Set the data down again, exactly as it reads, but without the pictures.

▶ **SUPPLIED DATA**:
———
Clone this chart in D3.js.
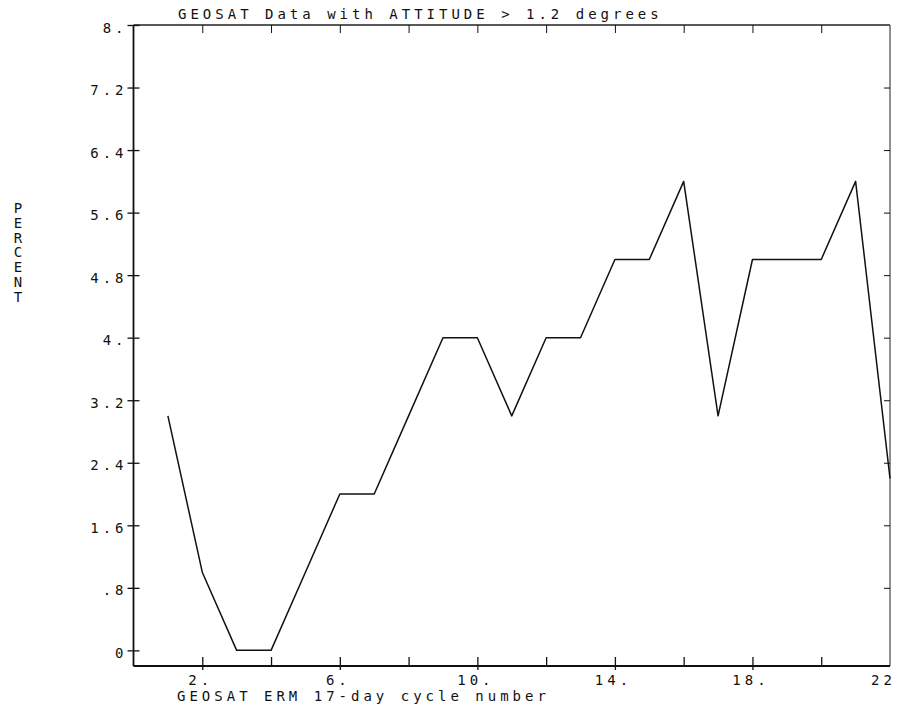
<!DOCTYPE html>
<html>
<head>
<meta charset="utf-8">
<script src="https://cdn.jsdelivr.net/npm/d3@7"></script>
<style>
  html, body { margin: 0; padding: 0; background: #fff; }
  svg { display: block; }
  text { font-family: "DejaVu Sans Mono", monospace; font-size: 14px; letter-spacing: 4px; fill: #111; }
  .axis path, .axis line { stroke: #111; }
</style>
</head>
<body>
<div id="chart"></div>
<script>
// data
const cycles = [1, 2, 3, 4, 5, 6, 7, 8, 9, 10, 11, 12, 13, 14, 15, 16, 17, 18, 19, 20, 21, 22];
const percent = [3.0, 1.0, 0, 0, 1.0, 2.0, 2.0, 3.0, 4.0, 4.0, 3.0, 4.0, 4.0, 5.0, 5.0, 6.0, 3.0, 5.0, 5.0, 5.0, 6.0, 2.2];

const xTicks = [2, 4, 6, 8, 10, 12, 14, 16, 18, 20];
const xLabelTicks = [2, 6, 10, 14, 18, 22];
const xTickLabels = ["2.", "6.", "10.", "14.", "18.", "22"];
const yTicks = [0, 0.8, 1.6, 2.4, 3.2, 4, 4.8, 5.6, 6.4, 7.2, 8];
const yTickLabels = ["0", ".8", "1.6", "2.4", "3.2", "4.", "4.8", "5.6", "6.4", "7.2", "8."];

const title = "GEOSAT Data with ATTITUDE > 1.2 degrees";
const xTitle = "GEOSAT ERM 17-day cycle number";
const yTitle = "PERCENT";

const width = 900, height = 705;
const margin = { top: 25, right: 10, bottom: 39, left: 133.5 };

const svg = d3.select("#chart").append("svg")
    .attr("width", width)
    .attr("height", height);

let x = d3.scaleLinear()
    .domain([0, 22])
    .range([margin.left, width - margin.right]);

let y = d3.scaleLinear()
    .domain([-0.2, 8])
    .range([height - margin.bottom, margin.top]);

const x0 = x.range()[0], x1 = x.range()[1];
const yb = y.range()[0], yt = y.range()[1];

// frame: top and right thinner
svg.append("line").attr("x1", x0).attr("x2", x1).attr("y1", yt).attr("y2", yt)
    .attr("stroke", "#222").attr("stroke-width", 1.3);
svg.append("line").attr("x1", x1).attr("x2", x1).attr("y1", yt).attr("y2", yb)
    .attr("stroke", "#333").attr("stroke-width", 1.1);

// top ticks (inward)
let topAxis = d3.axisTop(x).tickValues(xTicks).tickSize(-8).tickFormat("");
let gTop = svg.append("g").attr("class", "axis")
    .attr("transform", `translate(0,${yt})`).call(topAxis);
gTop.select(".domain").remove();

// right ticks (inward)
let rightAxis = d3.axisRight(y).tickValues(yTicks.slice(1, -1)).tickSize(-6).tickFormat("");
let gRight = svg.append("g").attr("class", "axis")
    .attr("transform", `translate(${x1},0)`).call(rightAxis);
gRight.select(".domain").remove();
gRight.selectAll("line").attr("stroke-width", 1);

// bottom axis
let xAxis = d3.axisBottom(x)
    .tickValues(xTicks.concat([22]))
    .tickSize(4)
    .tickSizeOuter(0)
    .tickFormat(d => {
        let i = xLabelTicks.indexOf(d);
        return i < 0 ? "" : xTickLabels[i];
    });
let gX = svg.append("g").attr("class", "axis")
    .attr("transform", `translate(0,${yb})`).call(xAxis);
gX.select(".domain").attr("d", `M${x0},0H${x1}`).attr("stroke-width", 1.8);
gX.selectAll(".tick line")
    .attr("y1", -9)
    .attr("y2", d => xLabelTicks.indexOf(d) < 0 ? 0 : 4)
    .attr("stroke-width", 1.3)
    .filter(d => d === 22).remove();
gX.selectAll(".tick text")
    .attr("y", 19).attr("dy", 0)
    .attr("dx", d => d === 22 ? -7 : -2)
    .attr("fill", "#111");

// left axis
let yAxis = d3.axisLeft(y)
    .tickValues(yTicks)
    .tickSize(6)
    .tickSizeOuter(0)
    .tickFormat((d, i) => yTickLabels[i]);
let gY = svg.append("g").attr("class", "axis")
    .attr("transform", `translate(${x0},0)`).call(yAxis);
gY.select(".domain").attr("d", `M0,${yt}V${yb}`).attr("stroke-width", 1.8);
gY.selectAll(".tick line").attr("x1", 6).attr("stroke-width", 1.3);
gY.selectAll(".tick text")
    .attr("x", -6).attr("dy", 0).attr("y", 7)
    .attr("fill", "#111");

// data line
let line = d3.line()
    .x((d, i) => x(cycles[i]))
    .y(d => y(d));

svg.append("path")
    .datum(percent)
    .attr("fill", "none")
    .attr("stroke", "#111")
    .attr("stroke-width", 1.5)
    .attr("stroke-linejoin", "round")
    .attr("d", line);

// titles
svg.append("text").attr("x", 178).attr("y", 19).text(title);
svg.append("text").attr("x", 177).attr("y", 701).text(xTitle);

svg.append("g").selectAll("text")
    .data(yTitle.split(""))
    .enter().append("text")
    .attr("x", 18)
    .attr("y", (d, i) => 213 + i * 14.8)
    .attr("text-anchor", "middle")
    .style("letter-spacing", "0px")
    .style("font-size", "14px")
    .text(d => d);
</script>
</body>
</html>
———
▶ **RESPONSE**:
Clone this chart in D3.js.
<!DOCTYPE html>
<html>
<head>
<meta charset="utf-8">
<script src="https://cdn.jsdelivr.net/npm/d3@7"></script>
<style>
  html, body { margin: 0; padding: 0; background: #fff; }
  svg { display: block; }
  text { font-family: "DejaVu Sans Mono", monospace; font-size: 14px; letter-spacing: 4px; fill: #111; }
  .axis path, .axis line { stroke: #111; }
</style>
</head>
<body>
<div id="chart"></div>
<script>
// data
const cycles = [1, 2, 3, 4, 5, 6, 7, 8, 9, 10, 11, 12, 13, 14, 15, 16, 17, 18, 19, 20, 21, 22];
const percent = [3.0, 1.0, 0, 0, 1.0, 2.0, 2.0, 3.0, 4.0, 4.0, 3.0, 4.0, 4.0, 5.0, 5.0, 6.0, 3.0, 5.0, 5.0, 5.0, 6.0, 2.2];

const xTicks = [2, 4, 6, 8, 10, 12, 14, 16, 18, 20];
const xLabelTicks = [2, 6, 10, 14, 18, 22];
const xTickLabels = ["2.", "6.", "10.", "14.", "18.", "22"];
const yTicks = [0, 0.8, 1.6, 2.4, 3.2, 4, 4.8, 5.6, 6.4, 7.2, 8];
const yTickLabels = ["0", ".8", "1.6", "2.4", "3.2", "4.", "4.8", "5.6", "6.4", "7.2", "8."];

const title = "GEOSAT Data with ATTITUDE > 1.2 degrees";
const xTitle = "GEOSAT ERM 17-day cycle number";
const yTitle = "PERCENT";

const width = 900, height = 705;
const margin = { top: 25, right: 10, bottom: 39, left: 133.5 };

const svg = d3.select("#chart").append("svg")
    .attr("width", width)
    .attr("height", height);

let x = d3.scaleLinear()
    .domain([0, 22])
    .range([margin.left, width - margin.right]);

let y = d3.scaleLinear()
    .domain([-0.2, 8])
    .range([height - margin.bottom, margin.top]);

const x0 = x.range()[0], x1 = x.range()[1];
const yb = y.range()[0], yt = y.range()[1];

// frame: top and right thinner
svg.append("line").attr("x1", x0).attr("x2", x1).attr("y1", yt).attr("y2", yt)
    .attr("stroke", "#222").attr("stroke-width", 1.3);
svg.append("line").attr("x1", x1).attr("x2", x1).attr("y1", yt).attr("y2", yb)
    .attr("stroke", "#333").attr("stroke-width", 1.1);

// top ticks (inward)
let topAxis = d3.axisTop(x).tickValues(xTicks).tickSize(-8).tickFormat("");
let gTop = svg.append("g").attr("class", "axis")
    .attr("transform", `translate(0,${yt})`).call(topAxis);
gTop.select(".domain").remove();

// right ticks (inward)
let rightAxis = d3.axisRight(y).tickValues(yTicks.slice(1, -1)).tickSize(-6).tickFormat("");
let gRight = svg.append("g").attr("class", "axis")
    .attr("transform", `translate(${x1},0)`).call(rightAxis);
gRight.select(".domain").remove();
gRight.selectAll("line").attr("stroke-width", 1);

// bottom axis
let xAxis = d3.axisBottom(x)
    .tickValues(xTicks.concat([22]))
    .tickSize(4)
    .tickSizeOuter(0)
    .tickFormat(d => {
        let i = xLabelTicks.indexOf(d);
        return i < 0 ? "" : xTickLabels[i];
    });
let gX = svg.append("g").attr("class", "axis")
    .attr("transform", `translate(0,${yb})`).call(xAxis);
gX.select(".domain").attr("d", `M${x0},0H${x1}`).attr("stroke-width", 1.8);
gX.selectAll(".tick line")
    .attr("y1", -9)
    .attr("y2", d => xLabelTicks.indexOf(d) < 0 ? 0 : 4)
    .attr("stroke-width", 1.3)
    .filter(d => d === 22).remove();
gX.selectAll(".tick text")
    .attr("y", 19).attr("dy", 0)
    .attr("dx", d => d === 22 ? -7 : -2)
    .attr("fill", "#111");

// left axis
let yAxis = d3.axisLeft(y)
    .tickValues(yTicks)
    .tickSize(6)
    .tickSizeOuter(0)
    .tickFormat((d, i) => yTickLabels[i]);
let gY = svg.append("g").attr("class", "axis")
    .attr("transform", `translate(${x0},0)`).call(yAxis);
gY.select(".domain").attr("d", `M0,${yt}V${yb}`).attr("stroke-width", 1.8);
gY.selectAll(".tick line").attr("x1", 6).attr("stroke-width", 1.3);
gY.selectAll(".tick text")
    .attr("x", -6).attr("dy", 0).attr("y", 7)
    .attr("fill", "#111");

// data line
let line = d3.line()
    .x((d, i) => x(cycles[i]))
    .y(d => y(d));

svg.append("path")
    .datum(percent)
    .attr("fill", "none")
    .attr("stroke", "#111")
    .attr("stroke-width", 1.5)
    .attr("stroke-linejoin", "round")
    .attr("d", line);

// titles
svg.append("text").attr("x", 178).attr("y", 19).text(title);
svg.append("text").attr("x", 177).attr("y", 701).text(xTitle);

svg.append("g").selectAll("text")
    .data(yTitle.split(""))
    .enter().append("text")
    .attr("x", 18)
    .attr("y", (d, i) => 213 + i * 14.8)
    .attr("text-anchor", "middle")
    .style("letter-spacing", "0px")
    .style("font-size", "14px")
    .text(d => d);
</script>
</body>
</html>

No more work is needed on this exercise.